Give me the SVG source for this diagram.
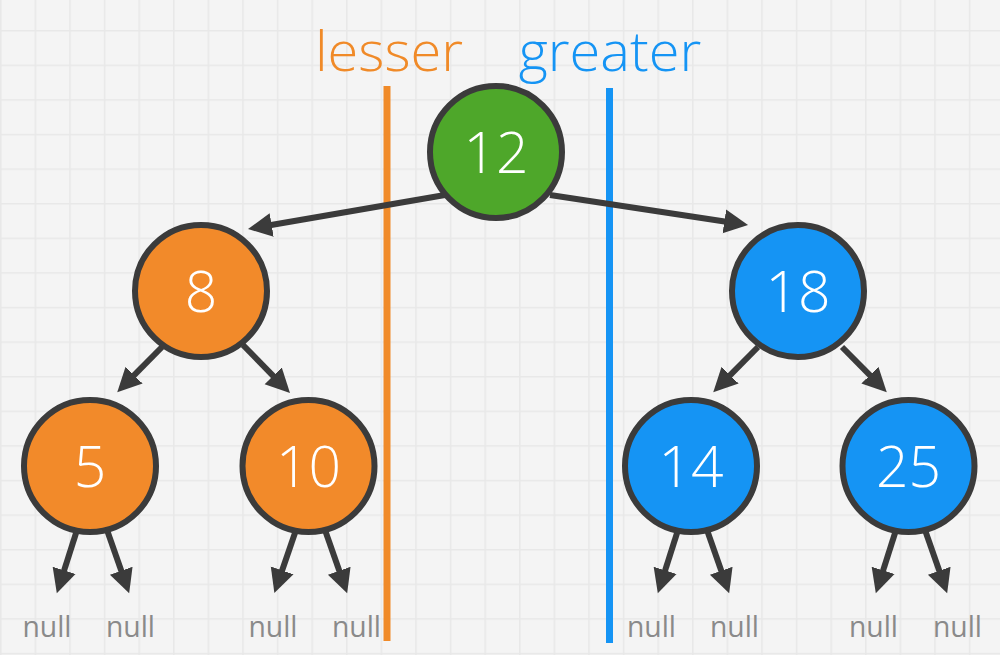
<svg xmlns="http://www.w3.org/2000/svg" width="1000" height="655" viewBox="0 0 1000 655">
<defs>
<pattern id="grid" patternUnits="userSpaceOnUse" x="0" y="30" width="34.6" height="34.6">
<rect width="34.6" height="34.6" fill="#f4f4f4"/>
<path d="M0.75 0V34.6M0 0.75H34.6" stroke="#e8e8e8" stroke-width="1.5" fill="none"/>
</pattern>
<marker id="ah" markerUnits="userSpaceOnUse" markerWidth="26" markerHeight="26" viewBox="0 -13 26 26" refX="2" refY="0" orient="auto">
<path d="M0,-12 L24,0 L0,12 z" fill="#3b3b3b"/>
</marker>
<style>
.n{stroke:#3b3b3b;stroke-width:6}
.g{fill:#4ea72a}.o{fill:#f28a2a}.b{fill:#1594f4}
.v{font-family:"Open Sans","Liberation Sans",sans-serif;font-weight:350;font-size:57px;fill:#fff;text-anchor:middle}
.c line{stroke:#3b3b3b;stroke-width:6;marker-end:url(#ah)}
.nl{font-family:"Open Sans","Liberation Sans",sans-serif;font-size:30px;fill:#8a8a8a;text-anchor:middle}
.h{font-family:"Open Sans","Liberation Sans",sans-serif;font-weight:350;font-size:56px}
</style>
</defs>
<rect width="1000" height="655" fill="url(#grid)"/>
<g id="divider-lesser">
<line x1="387" y1="86" x2="387" y2="641" stroke="#f08a28" stroke-width="7"/>
<text class="h" x="389" y="71" fill="#f08a28" text-anchor="middle">lesser</text>
</g>
<g id="divider-greater">
<line x1="609.5" y1="88" x2="609.5" y2="643" stroke="#1594f4" stroke-width="7"/>
<text class="h" x="610" y="71" fill="#1594f4" text-anchor="middle">greater</text>
</g>
<g id="connectors" class="c">
<line x1="445" y1="195" x2="269.7" y2="225.3"/>
<line x1="550" y1="195" x2="726.3" y2="221.7"/>
<line x1="162" y1="347" x2="132.7" y2="376.6"/>
<line x1="243" y1="345" x2="274.6" y2="377.3"/>
<line x1="758" y1="347" x2="728.7" y2="376.6"/>
<line x1="842" y1="347" x2="871.3" y2="376.6"/>
<line x1="77" y1="530" x2="63.5" y2="572.3"/>
<line x1="107" y1="530" x2="121.9" y2="572.6"/>
<line x1="296" y1="530" x2="281.5" y2="572.3"/>
<line x1="325" y1="530" x2="339.9" y2="572.6"/>
<line x1="678" y1="530" x2="664.5" y2="572.3"/>
<line x1="707" y1="530" x2="721.9" y2="572.6"/>
<line x1="896" y1="530" x2="882.5" y2="572.3"/>
<line x1="925" y1="530" x2="939.9" y2="572.6"/>
</g>
<g id="node-12"><circle class="n g" cx="496" cy="152" r="66"/><text class="v" x="496" y="173">12</text></g>
<g id="node-8"><circle class="n o" cx="201" cy="291" r="66"/><text class="v" x="201" y="312">8</text></g>
<g id="node-18"><circle class="n b" cx="798" cy="291" r="66"/><text class="v" x="798" y="312">18</text></g>
<g id="node-5"><circle class="n o" cx="90" cy="466" r="66"/><text class="v" x="90" y="487">5</text></g>
<g id="node-10"><circle class="n o" cx="308.5" cy="466" r="66"/><text class="v" x="308.5" y="487">10</text></g>
<g id="node-14"><circle class="n b" cx="691" cy="466" r="66"/><text class="v" x="691" y="487">14</text></g>
<g id="node-25"><circle class="n b" cx="908.5" cy="466" r="66"/><text class="v" x="908.5" y="487">25</text></g>
<g id="null-labels">
<text class="nl" x="47" y="637" textLength="49" lengthAdjust="spacingAndGlyphs">null</text>
<text class="nl" x="130.5" y="637" textLength="49" lengthAdjust="spacingAndGlyphs">null</text>
<text class="nl" x="273" y="637" textLength="49" lengthAdjust="spacingAndGlyphs">null</text>
<text class="nl" x="356.5" y="637" textLength="49" lengthAdjust="spacingAndGlyphs">null</text>
<text class="nl" x="651.5" y="637" textLength="49" lengthAdjust="spacingAndGlyphs">null</text>
<text class="nl" x="734.5" y="637" textLength="49" lengthAdjust="spacingAndGlyphs">null</text>
<text class="nl" x="873.5" y="637" textLength="49" lengthAdjust="spacingAndGlyphs">null</text>
<text class="nl" x="957.5" y="637" textLength="49" lengthAdjust="spacingAndGlyphs">null</text>
</g>
</svg>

THE REQUEST: Transcribe the whole listing, character for character, but not its images.

EXERCISE SOLUTION:
Give me the SVG source for this diagram.
<svg xmlns="http://www.w3.org/2000/svg" width="1000" height="655" viewBox="0 0 1000 655">
<defs>
<pattern id="grid" patternUnits="userSpaceOnUse" x="0" y="30" width="34.6" height="34.6">
<rect width="34.6" height="34.6" fill="#f4f4f4"/>
<path d="M0.75 0V34.6M0 0.75H34.6" stroke="#e8e8e8" stroke-width="1.5" fill="none"/>
</pattern>
<marker id="ah" markerUnits="userSpaceOnUse" markerWidth="26" markerHeight="26" viewBox="0 -13 26 26" refX="2" refY="0" orient="auto">
<path d="M0,-12 L24,0 L0,12 z" fill="#3b3b3b"/>
</marker>
<style>
.n{stroke:#3b3b3b;stroke-width:6}
.g{fill:#4ea72a}.o{fill:#f28a2a}.b{fill:#1594f4}
.v{font-family:"Open Sans","Liberation Sans",sans-serif;font-weight:350;font-size:57px;fill:#fff;text-anchor:middle}
.c line{stroke:#3b3b3b;stroke-width:6;marker-end:url(#ah)}
.nl{font-family:"Open Sans","Liberation Sans",sans-serif;font-size:30px;fill:#8a8a8a;text-anchor:middle}
.h{font-family:"Open Sans","Liberation Sans",sans-serif;font-weight:350;font-size:56px}
</style>
</defs>
<rect width="1000" height="655" fill="url(#grid)"/>
<g id="divider-lesser">
<line x1="387" y1="86" x2="387" y2="641" stroke="#f08a28" stroke-width="7"/>
<text class="h" x="389" y="71" fill="#f08a28" text-anchor="middle">lesser</text>
</g>
<g id="divider-greater">
<line x1="609.5" y1="88" x2="609.5" y2="643" stroke="#1594f4" stroke-width="7"/>
<text class="h" x="610" y="71" fill="#1594f4" text-anchor="middle">greater</text>
</g>
<g id="connectors" class="c">
<line x1="445" y1="195" x2="269.7" y2="225.3"/>
<line x1="550" y1="195" x2="726.3" y2="221.7"/>
<line x1="162" y1="347" x2="132.7" y2="376.6"/>
<line x1="243" y1="345" x2="274.6" y2="377.3"/>
<line x1="758" y1="347" x2="728.7" y2="376.6"/>
<line x1="842" y1="347" x2="871.3" y2="376.6"/>
<line x1="77" y1="530" x2="63.5" y2="572.3"/>
<line x1="107" y1="530" x2="121.9" y2="572.6"/>
<line x1="296" y1="530" x2="281.5" y2="572.3"/>
<line x1="325" y1="530" x2="339.9" y2="572.6"/>
<line x1="678" y1="530" x2="664.5" y2="572.3"/>
<line x1="707" y1="530" x2="721.9" y2="572.6"/>
<line x1="896" y1="530" x2="882.5" y2="572.3"/>
<line x1="925" y1="530" x2="939.9" y2="572.6"/>
</g>
<g id="node-12"><circle class="n g" cx="496" cy="152" r="66"/><text class="v" x="496" y="173">12</text></g>
<g id="node-8"><circle class="n o" cx="201" cy="291" r="66"/><text class="v" x="201" y="312">8</text></g>
<g id="node-18"><circle class="n b" cx="798" cy="291" r="66"/><text class="v" x="798" y="312">18</text></g>
<g id="node-5"><circle class="n o" cx="90" cy="466" r="66"/><text class="v" x="90" y="487">5</text></g>
<g id="node-10"><circle class="n o" cx="308.5" cy="466" r="66"/><text class="v" x="308.5" y="487">10</text></g>
<g id="node-14"><circle class="n b" cx="691" cy="466" r="66"/><text class="v" x="691" y="487">14</text></g>
<g id="node-25"><circle class="n b" cx="908.5" cy="466" r="66"/><text class="v" x="908.5" y="487">25</text></g>
<g id="null-labels">
<text class="nl" x="47" y="637" textLength="49" lengthAdjust="spacingAndGlyphs">null</text>
<text class="nl" x="130.5" y="637" textLength="49" lengthAdjust="spacingAndGlyphs">null</text>
<text class="nl" x="273" y="637" textLength="49" lengthAdjust="spacingAndGlyphs">null</text>
<text class="nl" x="356.5" y="637" textLength="49" lengthAdjust="spacingAndGlyphs">null</text>
<text class="nl" x="651.5" y="637" textLength="49" lengthAdjust="spacingAndGlyphs">null</text>
<text class="nl" x="734.5" y="637" textLength="49" lengthAdjust="spacingAndGlyphs">null</text>
<text class="nl" x="873.5" y="637" textLength="49" lengthAdjust="spacingAndGlyphs">null</text>
<text class="nl" x="957.5" y="637" textLength="49" lengthAdjust="spacingAndGlyphs">null</text>
</g>
</svg>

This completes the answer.